Trips on the supporters’ bus to Celtic park and indeed all over Scotland and Europe also saw many interesting debates on politics. Of course the ongoing conflict in Ireland at the time was a regular topic of discussion and there was a surprisingly lively debate about the nature and place or armed struggle and whether it made reunification more likely or drove a wedge between the communities. There was and remains a smug assumption that football supporters lack the faculty for nuanced debate about complex political issues but trust me that wasn’t the case. I’ve heard men quote James Connolly or Jim Larkin to support their arguments and learned that the poison of sectarianism is not only divisive but detrimental to the progress of all working people.

The music scene then also saw bands with a distinct political message. In those days I saw The Tom Robinson Band, The Men They Couldn’t Hang and a variety of Irish and Scottish folk groups who often sang of working class life and the events which shaped it. Politics then was still largely influenced by social class and the political parties reflected this. Labour was still a party of the left then until the Blair years changed that irrevocably.

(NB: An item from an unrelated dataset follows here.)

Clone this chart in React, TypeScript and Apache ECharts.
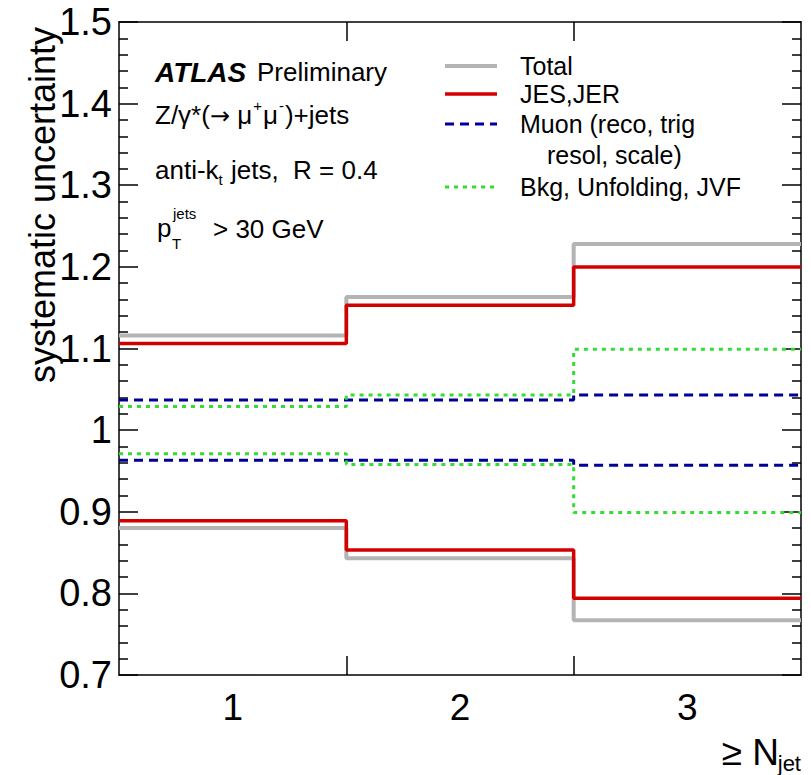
import React, { useEffect, useRef } from "react";
import * as echarts from "echarts";

const binEdges = [0.5, 1.5, 2.5, 3.5];
const xTickLabels = [1, 2, 3];
const totalUp = [1.116, 1.163, 1.228];
const totalDown = [0.88, 0.843, 0.767];
const jesUp = [1.106, 1.153, 1.2];
const jesDown = [0.889, 0.853, 0.794];
const muonUp = [1.037, 1.037, 1.043];
const muonDown = [0.963, 0.963, 0.957];
const bkgUp = [1.029, 1.043, 1.099];
const bkgDown = [0.971, 0.958, 0.899];

const FONT = "'Liberation Sans', Arial, Helvetica, sans-serif";

function stepData(vals: number[]) {
  const d: number[][] = vals.map((v, i) => [binEdges[i], v]);
  d.push([binEdges[binEdges.length - 1], vals[vals.length - 1]]);
  return d;
}

export default function App() {
  const ref = useRef<HTMLDivElement>(null);
  useEffect(() => {
    if (!ref.current) return;
    const chart = echarts.init(ref.current, undefined, { renderer: "svg" });
    const styles: Record<string, any> = {
      Total: { color: "#b4b4b4", width: 4, type: "solid" },
      "JES,JER": { color: "#d40000", width: 3.5, type: "solid" },
      Muon: { color: "#000096", width: 3, type: [9, 6] },
      Bkg: { color: "#33dd33", width: 3, type: [4, 5] },
    };
    const mk = (name: string, vals: number[]) => ({
      name,
      type: "line",
      step: "end",
      data: stepData(vals),
      symbol: "none",
      lineStyle: styles[name],
      silent: true,
    });
    const series = [
      mk("Total", totalUp),
      mk("Total", totalDown),
      mk("JES,JER", jesUp),
      mk("JES,JER", jesDown),
      mk("Muon", muonUp),
      mk("Muon", muonDown),
      mk("Bkg", bkgUp),
      mk("Bkg", bkgDown),
    ];
    const axisLine = { show: true, lineStyle: { color: "#000", width: 1.5 } };
    const tickStyle = { color: "#000", width: 1.5 };
    const legendItems = [
      { label: "Total", y: 66, st: styles.Total },
      { label: "JES,JER", y: 94, st: styles["JES,JER"] },
      { label: "Muon (reco, trig", y: 124, st: styles.Muon },
      { label: "Bkg, Unfolding, JVF", y: 187, st: styles.Bkg },
    ];
    const graphic: any[] = [];
    legendItems.forEach((it) => {
      graphic.push({
        type: "line",
        shape: { x1: 445, y1: it.y, x2: 497, y2: it.y },
        style: { stroke: it.st.color, lineWidth: it.st.width, lineDash: Array.isArray(it.st.type) ? it.st.type : null },
      });
      graphic.push({
        type: "text",
        x: 520,
        y: it.y,
        style: { text: it.label, font: `25px ${FONT}`, fill: "#000", align: "left", verticalAlign: "middle" },
      });
    });
    graphic.push({
      type: "text",
      x: 547,
      y: 155,
      style: { text: "resol, scale)", font: `25px ${FONT}`, fill: "#000", align: "left", verticalAlign: "middle" },
    });
    const t = (text: string, x: number, y: number, size: number, extra: any = {}) => ({
      type: "text",
      x,
      y,
      style: { text, font: `${extra.weight || ""} ${extra.italic ? "italic" : ""} ${size}px ${FONT}`, fill: "#000", align: extra.align || "left", verticalAlign: "middle" },
      rotation: extra.rotation || 0,
    });
    graphic.push(t("ATLAS", 155, 72, 28, { weight: "bold", italic: true }));
    graphic.push(t("Preliminary", 257, 72, 26));
    graphic.push({
      type: "text",
      x: 155,
      y: 113,
      style: {
        text: "{a|Z/γ*(}{r|→}{a| μ}{s|+}{a|μ}{s|-}{a|)+jets}",
        fill: "#000",
        align: "left",
        verticalAlign: "middle",
        rich: {
          a: { font: `26px ${FONT}`, lineHeight: 30, verticalAlign: "bottom" },
          r: { font: `24px 'DejaVu Sans', sans-serif`, lineHeight: 30, verticalAlign: "bottom" },
          s: { font: `15px ${FONT}`, lineHeight: 30, verticalAlign: "top", padding: [0, 1, 0, 1] },
        },
      },
    });
    graphic.push({
      type: "text",
      x: 155,
      y: 172,
      style: {
        text: "{a|anti-k}{b|t}{a| jets,  R = 0.4}",
        fill: "#000",
        align: "left",
        verticalAlign: "middle",
        rich: {
          a: { font: `26px ${FONT}`, lineHeight: 30, verticalAlign: "top" },
          b: { font: `15px ${FONT}`, lineHeight: 30, verticalAlign: "bottom", padding: [0, 1, 0, 0] },
        },
      },
    });
    graphic.push(t("p", 157, 228, 26));
    graphic.push(t("jets", 173, 213, 15));
    graphic.push(t("T", 172, 243, 15));
    graphic.push(t("> 30 GeV", 213, 229, 26));
    graphic.push(t("systematic uncertainty", 42, 205, 36, { align: "center", rotation: Math.PI / 2 }));
    graphic.push(t("≥ N", 779, 752, 37, { align: "right" }));
    graphic.push(t("jet", 801, 763, 22, { align: "right" }));

    chart.setOption({
      animation: false,
      backgroundColor: "#fff",
      grid: { left: 119, right: 10, top: 22, bottom: 100 },
      xAxis: [
        {
          type: "value",
          min: 0.5,
          max: 3.5,
          position: "bottom",
          axisLine,
          splitLine: { show: false },
          axisTick: { show: true, inside: true, length: 19, lineStyle: tickStyle, customValues: [1.5, 2.5] },
          axisLabel: { show: true, customValues: xTickLabels, margin: 14, color: "#000", fontSize: 37, fontFamily: FONT },
        },
        {
          type: "value",
          min: 0.5,
          max: 3.5,
          position: "top",
          axisLine,
          splitLine: { show: false },
          axisTick: { show: true, inside: true, length: 19, lineStyle: tickStyle, customValues: [1.5, 2.5] },
          axisLabel: { show: false },
        },
      ],
      yAxis: [
        {
          type: "value",
          min: 0.7,
          max: 1.5,
          interval: 0.1,
          position: "left",
          axisLine,
          splitLine: { show: false },
          axisTick: { show: true, inside: true, length: 19, lineStyle: tickStyle },
          minorTick: { show: true, splitNumber: 5, length: 9, lineStyle: tickStyle },
          axisLabel: { show: true, margin: 7, color: "#000", fontSize: 38, fontFamily: FONT },
        },
        {
          type: "value",
          min: 0.7,
          max: 1.5,
          interval: 0.1,
          position: "right",
          axisLine,
          splitLine: { show: false },
          axisTick: { show: true, inside: true, length: 19, lineStyle: tickStyle },
          minorTick: { show: true, splitNumber: 5, length: 9, lineStyle: tickStyle },
          axisLabel: { show: false },
        },
      ],
      series,
      graphic,
    });
    return () => chart.dispose();
  }, []);
  return <div ref={ref} style={{ width: 811, height: 775, position: "absolute", left: 0, top: 0 }} />;
}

Life has changed hugely since those times but Brexit and populism has seen the rise of fascism and racism again across Europe and America. It may not have reached the levels Max Levitas saw in the 1930s but its face is just as ugly. It calls itself the ‘Alt-Right’ or other such pseudonyms but it remains the same in ideology. It is to be hoped that the ordinary people aren’t seduced by its message and resist it as Max did all those years ago.

Max died in 2018 at the age of 103 and never stopped working to improve the lot of ordinary people. To his dying day he warned working class people not to be divided by racism sectarianism or any form of intolerance. That message still resonates today.

We may not be called to the barricades as people were at the battle of Cable Street but we should still resist and challenge intolerance whenever we see it.